■ **To be done**: Without any pictures, restate the lines from the one containing "Generate a Python" to the one containing "from matplotlib.ticker import FuncFormatter", word for word, ends included.

■ **Provided data**:
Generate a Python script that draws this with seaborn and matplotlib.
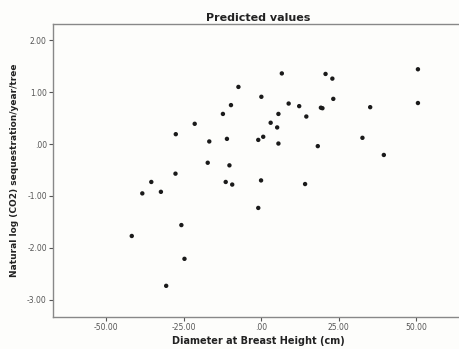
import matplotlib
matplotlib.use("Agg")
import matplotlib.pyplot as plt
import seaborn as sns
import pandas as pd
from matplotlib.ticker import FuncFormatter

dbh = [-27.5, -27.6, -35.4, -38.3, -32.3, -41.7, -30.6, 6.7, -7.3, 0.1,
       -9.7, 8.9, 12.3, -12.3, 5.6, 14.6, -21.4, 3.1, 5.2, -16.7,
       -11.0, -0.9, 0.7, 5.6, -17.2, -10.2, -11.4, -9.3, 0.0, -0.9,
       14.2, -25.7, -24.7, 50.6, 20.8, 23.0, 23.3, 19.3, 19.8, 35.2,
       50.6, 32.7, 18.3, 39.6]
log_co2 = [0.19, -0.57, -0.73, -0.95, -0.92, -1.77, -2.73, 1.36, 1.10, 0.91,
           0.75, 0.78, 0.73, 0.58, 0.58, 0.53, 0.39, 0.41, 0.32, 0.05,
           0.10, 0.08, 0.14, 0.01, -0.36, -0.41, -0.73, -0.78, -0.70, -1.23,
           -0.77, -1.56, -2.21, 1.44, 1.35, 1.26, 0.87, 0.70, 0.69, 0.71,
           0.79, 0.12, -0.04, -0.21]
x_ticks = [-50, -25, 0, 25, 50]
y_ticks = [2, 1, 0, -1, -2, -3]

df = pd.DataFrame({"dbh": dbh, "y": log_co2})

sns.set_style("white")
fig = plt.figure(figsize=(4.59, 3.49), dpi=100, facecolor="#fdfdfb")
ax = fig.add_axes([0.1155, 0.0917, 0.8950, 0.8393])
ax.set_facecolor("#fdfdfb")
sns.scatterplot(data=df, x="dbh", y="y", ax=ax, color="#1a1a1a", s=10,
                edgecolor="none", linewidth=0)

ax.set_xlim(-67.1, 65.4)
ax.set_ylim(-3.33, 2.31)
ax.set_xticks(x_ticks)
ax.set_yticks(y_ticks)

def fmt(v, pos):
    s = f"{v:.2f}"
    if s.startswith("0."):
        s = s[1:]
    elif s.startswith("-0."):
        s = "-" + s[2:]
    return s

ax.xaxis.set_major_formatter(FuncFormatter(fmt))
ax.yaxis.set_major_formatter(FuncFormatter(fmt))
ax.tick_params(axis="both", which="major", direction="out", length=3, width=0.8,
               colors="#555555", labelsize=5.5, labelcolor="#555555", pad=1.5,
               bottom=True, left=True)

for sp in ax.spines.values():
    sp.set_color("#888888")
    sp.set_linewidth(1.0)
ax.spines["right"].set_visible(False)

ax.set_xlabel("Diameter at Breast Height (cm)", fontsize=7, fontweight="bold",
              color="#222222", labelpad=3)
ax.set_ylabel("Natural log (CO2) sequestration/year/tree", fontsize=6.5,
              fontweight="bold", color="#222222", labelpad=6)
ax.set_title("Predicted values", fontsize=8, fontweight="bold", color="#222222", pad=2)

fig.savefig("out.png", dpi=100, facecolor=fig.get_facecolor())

==

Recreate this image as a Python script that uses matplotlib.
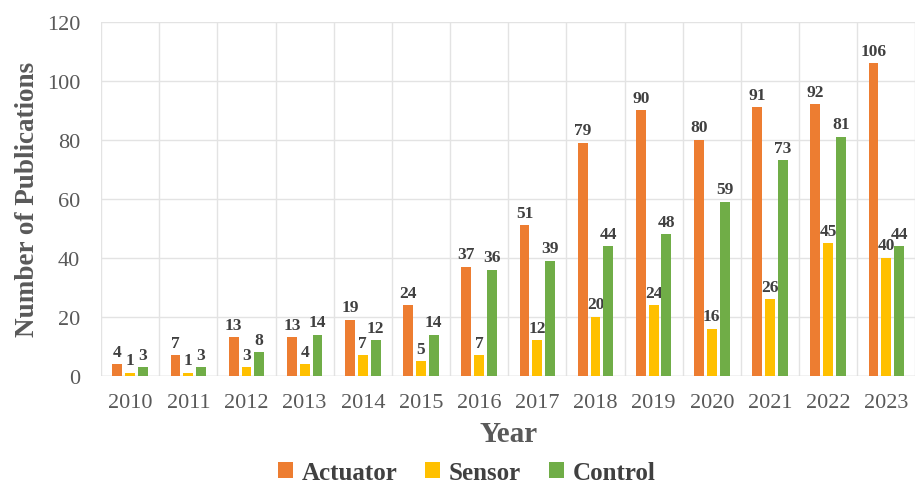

* * *

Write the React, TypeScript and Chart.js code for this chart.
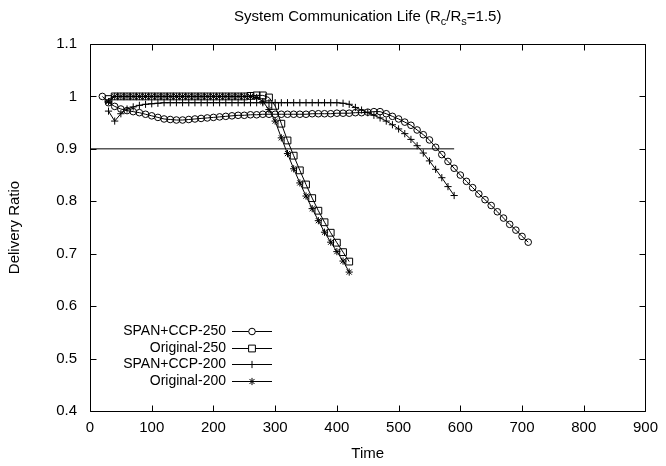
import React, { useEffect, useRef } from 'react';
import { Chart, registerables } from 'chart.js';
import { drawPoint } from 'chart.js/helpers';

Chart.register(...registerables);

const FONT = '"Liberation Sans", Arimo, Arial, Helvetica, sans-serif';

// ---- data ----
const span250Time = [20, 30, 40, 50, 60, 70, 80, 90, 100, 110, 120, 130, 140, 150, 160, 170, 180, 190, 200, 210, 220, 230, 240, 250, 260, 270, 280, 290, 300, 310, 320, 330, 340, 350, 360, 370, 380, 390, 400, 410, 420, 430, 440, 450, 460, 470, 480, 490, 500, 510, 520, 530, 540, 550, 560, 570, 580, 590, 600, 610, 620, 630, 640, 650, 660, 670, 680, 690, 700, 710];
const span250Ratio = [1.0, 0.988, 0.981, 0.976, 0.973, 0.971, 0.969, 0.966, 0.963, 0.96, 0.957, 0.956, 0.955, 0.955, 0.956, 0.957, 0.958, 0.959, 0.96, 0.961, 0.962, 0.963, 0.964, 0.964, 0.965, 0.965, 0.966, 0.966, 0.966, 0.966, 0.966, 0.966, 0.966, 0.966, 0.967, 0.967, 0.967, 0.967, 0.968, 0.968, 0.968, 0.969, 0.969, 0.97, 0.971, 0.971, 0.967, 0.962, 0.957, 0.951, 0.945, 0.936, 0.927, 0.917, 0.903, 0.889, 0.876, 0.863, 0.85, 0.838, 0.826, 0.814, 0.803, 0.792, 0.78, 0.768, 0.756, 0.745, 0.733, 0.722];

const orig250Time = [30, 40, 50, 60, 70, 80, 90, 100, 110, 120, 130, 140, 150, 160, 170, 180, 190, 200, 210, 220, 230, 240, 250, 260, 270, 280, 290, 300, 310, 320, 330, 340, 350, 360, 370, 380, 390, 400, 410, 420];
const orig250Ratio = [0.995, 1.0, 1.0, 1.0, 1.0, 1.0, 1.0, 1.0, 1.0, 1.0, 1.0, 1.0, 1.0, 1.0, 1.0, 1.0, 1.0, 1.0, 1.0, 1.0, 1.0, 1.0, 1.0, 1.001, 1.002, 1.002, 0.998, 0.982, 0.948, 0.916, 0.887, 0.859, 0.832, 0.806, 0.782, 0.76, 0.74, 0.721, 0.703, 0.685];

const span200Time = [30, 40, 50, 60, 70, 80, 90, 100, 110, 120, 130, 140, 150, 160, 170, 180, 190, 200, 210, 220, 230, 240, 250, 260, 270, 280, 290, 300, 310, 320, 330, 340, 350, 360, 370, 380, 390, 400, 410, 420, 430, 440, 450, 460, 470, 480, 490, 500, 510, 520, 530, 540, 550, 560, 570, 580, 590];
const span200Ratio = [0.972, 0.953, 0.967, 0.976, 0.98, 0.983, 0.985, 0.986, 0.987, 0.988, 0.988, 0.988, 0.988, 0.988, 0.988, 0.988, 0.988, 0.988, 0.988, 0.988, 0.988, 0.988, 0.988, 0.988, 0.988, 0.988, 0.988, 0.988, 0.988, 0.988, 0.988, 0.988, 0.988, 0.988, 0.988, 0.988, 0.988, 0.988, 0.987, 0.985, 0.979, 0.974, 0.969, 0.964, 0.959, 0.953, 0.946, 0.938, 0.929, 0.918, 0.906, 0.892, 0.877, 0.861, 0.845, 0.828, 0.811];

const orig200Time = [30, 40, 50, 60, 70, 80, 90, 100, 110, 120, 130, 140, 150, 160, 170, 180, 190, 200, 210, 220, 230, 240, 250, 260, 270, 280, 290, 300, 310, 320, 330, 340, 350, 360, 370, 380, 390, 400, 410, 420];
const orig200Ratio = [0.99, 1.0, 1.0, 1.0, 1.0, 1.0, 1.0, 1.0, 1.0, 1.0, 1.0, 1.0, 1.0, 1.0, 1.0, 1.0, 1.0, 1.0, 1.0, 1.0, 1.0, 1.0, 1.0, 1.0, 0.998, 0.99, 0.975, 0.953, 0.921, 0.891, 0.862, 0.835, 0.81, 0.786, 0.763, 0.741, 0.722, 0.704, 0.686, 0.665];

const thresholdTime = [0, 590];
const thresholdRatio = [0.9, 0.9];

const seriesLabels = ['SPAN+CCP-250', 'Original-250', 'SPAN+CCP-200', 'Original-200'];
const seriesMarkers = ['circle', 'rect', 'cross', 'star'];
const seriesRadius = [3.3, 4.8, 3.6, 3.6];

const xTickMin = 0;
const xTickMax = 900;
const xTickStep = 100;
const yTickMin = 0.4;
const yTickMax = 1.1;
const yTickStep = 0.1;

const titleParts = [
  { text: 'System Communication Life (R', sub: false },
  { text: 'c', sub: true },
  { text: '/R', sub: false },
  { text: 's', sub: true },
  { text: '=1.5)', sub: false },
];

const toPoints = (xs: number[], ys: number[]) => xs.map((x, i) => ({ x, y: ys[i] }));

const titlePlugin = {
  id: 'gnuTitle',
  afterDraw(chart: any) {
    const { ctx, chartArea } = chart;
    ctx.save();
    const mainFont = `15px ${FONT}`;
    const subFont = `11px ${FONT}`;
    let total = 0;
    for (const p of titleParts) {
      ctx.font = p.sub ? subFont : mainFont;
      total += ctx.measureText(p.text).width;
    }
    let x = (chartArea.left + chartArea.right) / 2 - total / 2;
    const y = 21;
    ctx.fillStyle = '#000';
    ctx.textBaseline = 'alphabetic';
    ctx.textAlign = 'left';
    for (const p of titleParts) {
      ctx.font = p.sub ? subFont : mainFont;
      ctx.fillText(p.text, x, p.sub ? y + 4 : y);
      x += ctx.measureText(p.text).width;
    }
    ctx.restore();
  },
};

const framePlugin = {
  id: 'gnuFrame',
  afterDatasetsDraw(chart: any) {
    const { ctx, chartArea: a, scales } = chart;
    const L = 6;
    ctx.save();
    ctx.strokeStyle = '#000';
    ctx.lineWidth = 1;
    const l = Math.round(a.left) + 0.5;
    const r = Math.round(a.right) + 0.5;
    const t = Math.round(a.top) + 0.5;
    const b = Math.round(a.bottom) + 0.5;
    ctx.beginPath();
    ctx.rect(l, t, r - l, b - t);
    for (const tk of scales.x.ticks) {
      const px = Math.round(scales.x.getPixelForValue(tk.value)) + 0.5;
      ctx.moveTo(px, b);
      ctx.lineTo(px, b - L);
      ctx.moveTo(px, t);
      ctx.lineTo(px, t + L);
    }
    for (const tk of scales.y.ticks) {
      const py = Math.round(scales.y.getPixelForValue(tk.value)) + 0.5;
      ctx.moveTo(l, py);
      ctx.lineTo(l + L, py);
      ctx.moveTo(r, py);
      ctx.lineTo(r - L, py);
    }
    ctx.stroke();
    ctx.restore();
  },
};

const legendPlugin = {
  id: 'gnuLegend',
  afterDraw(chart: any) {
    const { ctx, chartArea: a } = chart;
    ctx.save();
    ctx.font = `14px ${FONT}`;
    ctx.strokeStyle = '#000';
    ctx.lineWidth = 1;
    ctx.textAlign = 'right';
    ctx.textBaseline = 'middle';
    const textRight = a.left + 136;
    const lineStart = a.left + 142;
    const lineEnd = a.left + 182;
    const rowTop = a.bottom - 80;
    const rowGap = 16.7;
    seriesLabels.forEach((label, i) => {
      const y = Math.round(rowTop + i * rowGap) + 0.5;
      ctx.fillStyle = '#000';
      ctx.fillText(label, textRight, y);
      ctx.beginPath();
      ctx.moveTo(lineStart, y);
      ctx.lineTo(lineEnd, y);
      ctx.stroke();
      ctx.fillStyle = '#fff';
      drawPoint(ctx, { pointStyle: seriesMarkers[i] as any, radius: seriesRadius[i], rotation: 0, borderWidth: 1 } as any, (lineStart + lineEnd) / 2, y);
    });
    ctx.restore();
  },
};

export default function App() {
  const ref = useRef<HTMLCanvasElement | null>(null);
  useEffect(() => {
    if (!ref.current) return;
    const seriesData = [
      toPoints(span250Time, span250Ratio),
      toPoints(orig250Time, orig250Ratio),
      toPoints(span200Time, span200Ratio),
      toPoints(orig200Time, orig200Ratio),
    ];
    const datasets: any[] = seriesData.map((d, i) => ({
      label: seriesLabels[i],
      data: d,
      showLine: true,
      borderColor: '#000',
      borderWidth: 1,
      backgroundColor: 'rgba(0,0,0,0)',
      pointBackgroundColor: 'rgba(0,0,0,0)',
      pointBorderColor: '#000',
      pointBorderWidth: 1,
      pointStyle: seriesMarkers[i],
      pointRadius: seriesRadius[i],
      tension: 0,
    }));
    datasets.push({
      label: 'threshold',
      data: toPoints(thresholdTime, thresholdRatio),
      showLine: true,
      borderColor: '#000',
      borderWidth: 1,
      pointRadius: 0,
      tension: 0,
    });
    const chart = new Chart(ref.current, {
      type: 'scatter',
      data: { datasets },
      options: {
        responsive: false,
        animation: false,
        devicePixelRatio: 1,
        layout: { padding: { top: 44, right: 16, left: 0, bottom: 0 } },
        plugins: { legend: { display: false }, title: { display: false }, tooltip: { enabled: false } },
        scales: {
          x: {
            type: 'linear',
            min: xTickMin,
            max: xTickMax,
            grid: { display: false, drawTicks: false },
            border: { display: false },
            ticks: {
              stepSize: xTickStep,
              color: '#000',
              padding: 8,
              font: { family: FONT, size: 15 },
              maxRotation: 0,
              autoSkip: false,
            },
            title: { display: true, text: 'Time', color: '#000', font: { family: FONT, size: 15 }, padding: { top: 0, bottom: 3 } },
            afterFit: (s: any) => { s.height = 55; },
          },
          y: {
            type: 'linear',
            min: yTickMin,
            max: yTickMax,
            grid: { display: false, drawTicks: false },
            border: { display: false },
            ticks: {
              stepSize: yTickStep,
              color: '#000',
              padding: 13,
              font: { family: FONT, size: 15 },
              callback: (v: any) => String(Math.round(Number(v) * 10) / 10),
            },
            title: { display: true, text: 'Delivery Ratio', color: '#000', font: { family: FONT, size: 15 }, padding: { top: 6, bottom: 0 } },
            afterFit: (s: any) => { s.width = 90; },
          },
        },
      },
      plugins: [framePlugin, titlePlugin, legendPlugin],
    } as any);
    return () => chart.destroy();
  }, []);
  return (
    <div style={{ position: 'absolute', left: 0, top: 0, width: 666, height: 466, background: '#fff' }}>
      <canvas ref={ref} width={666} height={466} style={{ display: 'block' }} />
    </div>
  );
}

■ **Answer to the task**:
Generate a Python script that draws this with seaborn and matplotlib.
import matplotlib
matplotlib.use("Agg")
import matplotlib.pyplot as plt
import seaborn as sns
import pandas as pd
from matplotlib.ticker import FuncFormatter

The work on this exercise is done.